Çorum Emek ve Demokrasi Platformu ile Alevi-Bektaşi kuruluşları tarafından düzenlenen anma etkinliği sırasında Emniyet Müdürlüğü görevlileri geniş çaplı güvenlik önlemi aldı.
Katliamlarda hayatını kaybeden canların anısına yapılan saygı duruşunun ardından Dede Şahin Polat ile Çorum olaylarında hayatını kaybeden Veli Solmaz’ın kızı Naime Solmaz tarafından “çerağ uyarma” programı gerçekleştirildi. Zakir İsmail Güçlü’nün deyişleri ile anlam kazanan etkinliğin sunumunu ile Uğur Çınar yaptı.
Anma programında ayrıca Hacı Bektaş Vakfı Semah Ekibi de semah döndü.
Çorum Emek ve Demokrasi Platformu ile Alevi-Bektaşi kuruluşları adına basın açıklaması yapan Hacı Bektaş Veli Anadolu Kültür Vakfı Başkanı Nurettin Aksoy ise “Her acı bizim için Kerbala’dır.
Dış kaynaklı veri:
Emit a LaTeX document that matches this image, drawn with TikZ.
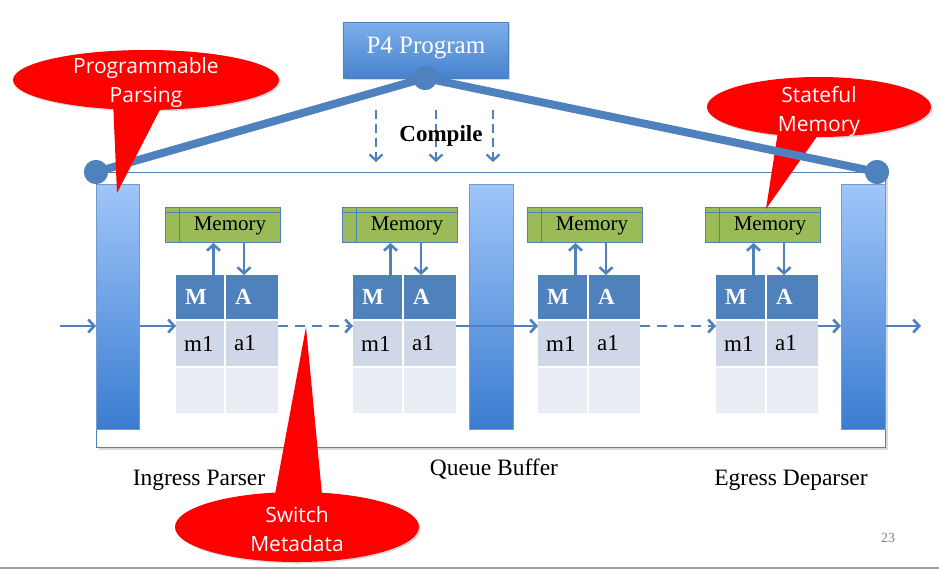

Bizim amacımız yaşanan acıları unutturmamak ve unutmamaktır” dedi.
Programa; CHP Bursa Milletvekili Orhan Sarıbal, Çorum Milletvekili Mehmet Tahtasız, CHP İl Başkanı Ümit Er, Hacı Bektaş Veli Anadolu Kültür Vakfı Genel Başkanı Ercan Geçmez, Avrupa Alevi Birlikleri Konfederasyonu Eş Başkanları Hüseyin Mat, Nevin Kamilağaoğlu, Alevi Bektaşi Federasyonu Başkanı Mustafa Aslan, Pir Sultan Abdal Kültür Derneği Genel Başkanı Cuma Erçe, CHP Merkez İlçe Başkanı Ulaş Tokgöz, Alevi Kültür Dernekleri Genel Sekreteri Seher Şengünlü Yılmaz, Avrupa Alevi Birlikleri Konfederasyonu (AABK) Onursal Başkanı Turgut Öker, Danimarka Alevi Birlikleri Federasyonu Genel Sekreteri Aslan Erkan, Danimarka Alevi Birlikleri Federasyonu Onursal Başkanı Turan Meriç, bazı siyasi parti temsilcileri, sivil toplum kuruluşlarının temsilcileri, platform bileşenleri ile vatandaşlar katıldı.